Tous ceux qui ont fréquenté l’Ecole de Westminster, sçavent qu’il y a un Rideau, qui traverse par le milieu la grande Chambre où elle se tient, & qui sépare l’Ecole haute de la basse. Il arriva un jour, par malheur, qu’un Etudiant déchira ce Rideau : La sévérité du 4Maître étoit si bien connue, que ce jeune Garçon ; d’un naturel doux & timide, desesperoit d’en obtenir le pardon, qu’il trembloit, depuis la tête jusqu’aux pieds, dans la crainte du châtiment qui lui seroit infligé : Alors un Ami, qu’il avoit à son côté, lui dit de ne s’allarmer pas, & qu’il prendroit sa faute sur lui-même. En effet, il lui tint parole. Ces deux Amis devenus Hommes, lorsque la Guerre civile éclata, ils embrasserent differens Partis, l’un suivit le Parlement, & l’autre le Roi. Celui qui avoit déchiré le Rideau tâcha de s’avancer dans les Emplois civils, & l’autre, qui en avoit subi la peine, dans les militaires : Le premier eût un si heureux succès, qu’il devint bien-tôt un des Juges sous Cromwel. L’autre s’engagea dans la fatale Expédition de Penruddock, & de Groves à 1’Oüest de l’Angleterre. Il seroit sans doute inutile de vous raporter ici en détail l’évenement de cette Entreprise. Tout le monde sçait que le Parti du Roi y fut mis en déroute, & que tous leurs Chefs, entre lesquels étoit le généreux Ecolier, furent emprisonnez à Exeter. Il arriva que son Ami fût alors envoyé à l’Oüest pour y tenir les Assises, & y administrer la Justice. Le Procès des Rebelles, comme on les apelloit en ce tems-là, fut bien-tôt instruit, & il ne restoit plus qu’à prononcer la Sentence, lorsque le Juge, à l’ouie du Nom de son Ami, qu’il n’avoit pas vû depuis bien des années, & après l’avoir considéré avec plus d’attention, lui demanda s’il n’avoit pas étudié dans l’Ecole de Westminster ? Par sa réponse, il vit d’abord que c’étoit le même bon Ami, qui s’étoit chargé de sa faute. Là-dessus, il ne témoigna rien ; mais il se rendit au plus vite à Londres, où il employa si heureusement son crédit auprès de Cromwel, qu’il sauva son Ami du triste sort qu’eurent ses infortunez Complices. Le Gentilhomme qui fut sauvé de cette maniere par reconnoissance de son ancien Camarade d’Ecole, fut ensuite Pere d’un Fils, qu’il vit élevé aux Charges de l’Eglise, & qui en possede aujourd’hui, avec honneur, une des plus hautes Dignitez. »
X.

1Voyez ci-dessus DISC. lix. p. 377.

2Voyez page 101. de la belle Traduction que Mr. Coste a fait de cet Ouvrage, & qui a été imprimée à Amsterdam, chez H. Schelte, en 1708. Du reste, j’ai suivi mot pour mot l’Anglois que mon Auteur cite, & qui me paroît un peu different de la Traduction de Mr. Coste.

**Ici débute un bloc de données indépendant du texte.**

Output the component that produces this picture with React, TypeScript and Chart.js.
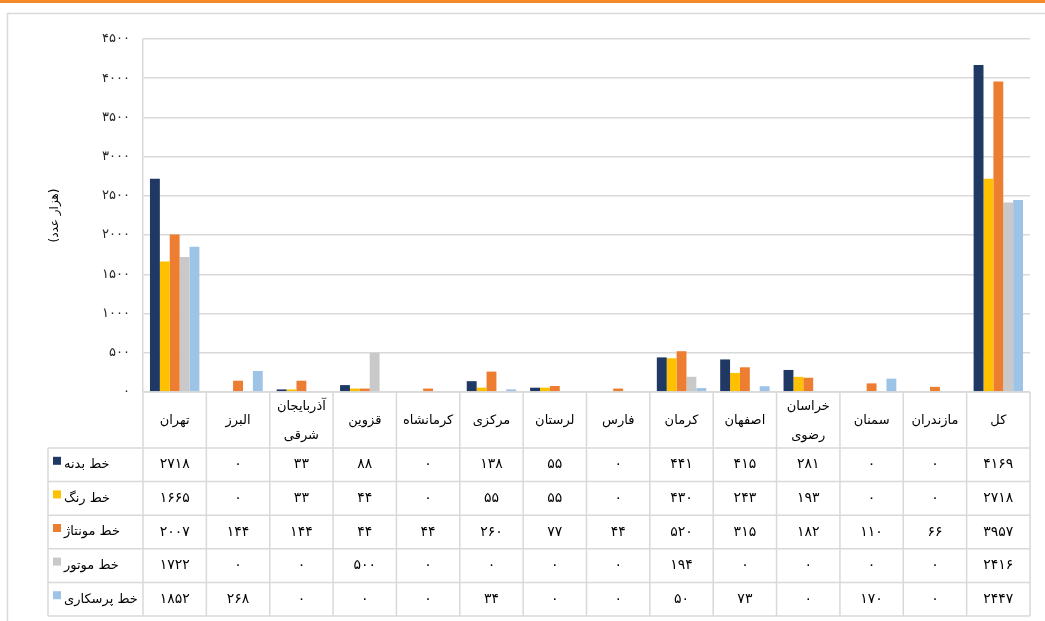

3Mr. Locke fait sans doute allusion ici à la coûtume reçue en Angleterre, où les Domestiques donnent le titre flatteur de young Master, ou de jeune Maitre, aux Garçons de bonne Famille, pendant qu’ils sont encore en bas âge. Coûtume, que Mr. Locke n’aprouvoit pas, selon toutes les aparences, & dont il semble, par ce seul mot, vouloir insinuer le ridicule.

4Il s’apelloit Busby ; il étoit Docteur en Theologie, & il mourut fort âgé sous le Roi Guillaume.